___ Given information

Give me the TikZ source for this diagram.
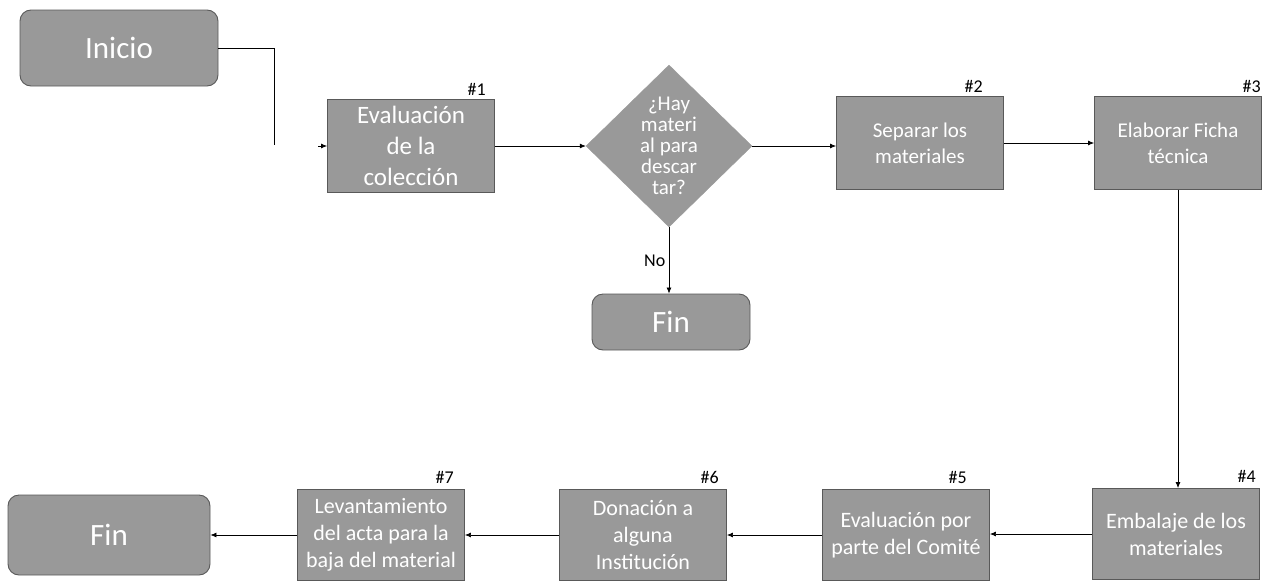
\documentclass[tikz,border=0pt]{standalone}
\usepackage{fontspec}
\setmainfont{Carlito}
\usetikzlibrary{arrows.meta,positioning,shapes.geometric}
\tikzset{
  stepbox/.style={draw=black!65, fill=black!40, line width=0.9pt, text=white, align=center, minimum width=167pt, minimum height=93pt, inner sep=2pt, font=\fontsize{21}{26}\selectfont},
  lowbox/.style={stepbox, minimum height=91pt, font=\fontsize{22}{27}\selectfont},
  termbox/.style={stepbox, rounded corners=11pt, font=\fontsize{31}{36}\selectfont},
  decision/.style={diamond, draw=black!40, fill=black!40, text=white, align=center, minimum width=166pt, minimum height=162pt, inner sep=0pt, font=\fontsize{21}{21}\selectfont},
  tag/.style={inner sep=1pt, font=\fontsize{18}{20}\selectfont},
  arrow/.style={-{Latex[length=6pt,width=5pt]}, line width=0.7pt},
  plain/.style={line width=0.8pt}
}
\begin{document}
\begin{tikzpicture}[x=1pt,y=-1pt]
\useasboundingbox (0,0) rectangle (1263,584);
% upper row
\node[termbox, minimum width=198pt, minimum height=76pt] (inicio) at (119,48) {Inicio};
\node[stepbox, font=\fontsize{25}{31}\selectfont] (b1) at (411,146) {Evaluación\\de la\\colección};
\node[decision] (q) at (669,146) {¿Hay\\materi\\al para\\descar\\tar?};
\node[stepbox] (b2) at (920,143) {Separar los\\materiales};
\node[stepbox] (b3) at (1178,143) {Elaborar Ficha\\técnica};
\node[termbox, minimum width=158pt, minimum height=56pt] (fin1) at (671,322) {Fin};
% lower row
\node[lowbox] (b4) at (1176,534) {Embalaje de los\\materiales};
\node[lowbox] (b5) at (906,535) {Evaluación por\\parte del Comité};
\node[lowbox] (b6) at (643,535) {Donación a\\alguna\\Institución};
\node[lowbox] (b7) at (381,535) {Levantamiento\\del acta para la\\baja del material};
\node[termbox, minimum width=202pt, minimum height=80pt] (fin2) at (109,535) {Fin};
% step numbers
\node[tag, above left=2pt and 8pt of b1.north east] (t1) {\#1};
\node[tag, above left=2pt and 20pt of b2.north east] (t2) {\#2};
\node[tag, above left=2pt and 0pt of b3.north east] (t3) {\#3};
\node[tag, above left=4pt and 3pt of b4.north east] (t4) {\#4};
\node[tag, above left=4pt and 22pt of b5.north east] (t5) {\#5};
\node[tag, above left=4pt and 7pt of b6.north east] (t6) {\#6};
\node[tag, above left=4pt and 10pt of b7.north east] (t7) {\#7};
% connectors
\coordinate (gap) at (274,145);
\coordinate (stub) at (318,146);
\draw[plain] (inicio.east) -| (gap);
\draw[arrow] (stub) -- (b1.west);
\draw[arrow] (b1) -- (q);
\draw[arrow] (q) -- (b2.west |- q);
\draw[arrow] (b2) -- (b3);
\draw[arrow] (q.south) -- node[left, font=\fontsize{18}{20}\selectfont] {No} (q.south |- fin1.north);
\draw[arrow] (b3.south) -- (b3.south |- b4.north);
\draw[arrow] (b4.west) -- (b5.east |- b4.west);
\draw[arrow] (b5) -- (b6);
\draw[arrow] (b6) -- (b7);
\draw[arrow] (b7) -- (fin2);
\end{tikzpicture}
\end{document}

______

Written exercise | Return each line from the material above exactly, but not the pictures.

Problem solution |
Give me the TikZ source for this diagram.
\documentclass[tikz,border=0pt]{standalone}
\usepackage{fontspec}
\setmainfont{Carlito}
\usetikzlibrary{arrows.meta,positioning,shapes.geometric}
\tikzset{
  stepbox/.style={draw=black!65, fill=black!40, line width=0.9pt, text=white, align=center, minimum width=167pt, minimum height=93pt, inner sep=2pt, font=\fontsize{21}{26}\selectfont},
  lowbox/.style={stepbox, minimum height=91pt, font=\fontsize{22}{27}\selectfont},
  termbox/.style={stepbox, rounded corners=11pt, font=\fontsize{31}{36}\selectfont},
  decision/.style={diamond, draw=black!40, fill=black!40, text=white, align=center, minimum width=166pt, minimum height=162pt, inner sep=0pt, font=\fontsize{21}{21}\selectfont},
  tag/.style={inner sep=1pt, font=\fontsize{18}{20}\selectfont},
  arrow/.style={-{Latex[length=6pt,width=5pt]}, line width=0.7pt},
  plain/.style={line width=0.8pt}
}
\begin{document}
\begin{tikzpicture}[x=1pt,y=-1pt]
\useasboundingbox (0,0) rectangle (1263,584);
% upper row
\node[termbox, minimum width=198pt, minimum height=76pt] (inicio) at (119,48) {Inicio};
\node[stepbox, font=\fontsize{25}{31}\selectfont] (b1) at (411,146) {Evaluación\\de la\\colección};
\node[decision] (q) at (669,146) {¿Hay\\materi\\al para\\descar\\tar?};
\node[stepbox] (b2) at (920,143) {Separar los\\materiales};
\node[stepbox] (b3) at (1178,143) {Elaborar Ficha\\técnica};
\node[termbox, minimum width=158pt, minimum height=56pt] (fin1) at (671,322) {Fin};
% lower row
\node[lowbox] (b4) at (1176,534) {Embalaje de los\\materiales};
\node[lowbox] (b5) at (906,535) {Evaluación por\\parte del Comité};
\node[lowbox] (b6) at (643,535) {Donación a\\alguna\\Institución};
\node[lowbox] (b7) at (381,535) {Levantamiento\\del acta para la\\baja del material};
\node[termbox, minimum width=202pt, minimum height=80pt] (fin2) at (109,535) {Fin};
% step numbers
\node[tag, above left=2pt and 8pt of b1.north east] (t1) {\#1};
\node[tag, above left=2pt and 20pt of b2.north east] (t2) {\#2};
\node[tag, above left=2pt and 0pt of b3.north east] (t3) {\#3};
\node[tag, above left=4pt and 3pt of b4.north east] (t4) {\#4};
\node[tag, above left=4pt and 22pt of b5.north east] (t5) {\#5};
\node[tag, above left=4pt and 7pt of b6.north east] (t6) {\#6};
\node[tag, above left=4pt and 10pt of b7.north east] (t7) {\#7};
% connectors
\coordinate (gap) at (274,145);
\coordinate (stub) at (318,146);
\draw[plain] (inicio.east) -| (gap);
\draw[arrow] (stub) -- (b1.west);
\draw[arrow] (b1) -- (q);
\draw[arrow] (q) -- (b2.west |- q);
\draw[arrow] (b2) -- (b3);
\draw[arrow] (q.south) -- node[left, font=\fontsize{18}{20}\selectfont] {No} (q.south |- fin1.north);
\draw[arrow] (b3.south) -- (b3.south |- b4.north);
\draw[arrow] (b4.west) -- (b5.east |- b4.west);
\draw[arrow] (b5) -- (b6);
\draw[arrow] (b6) -- (b7);
\draw[arrow] (b7) -- (fin2);
\end{tikzpicture}
\end{document}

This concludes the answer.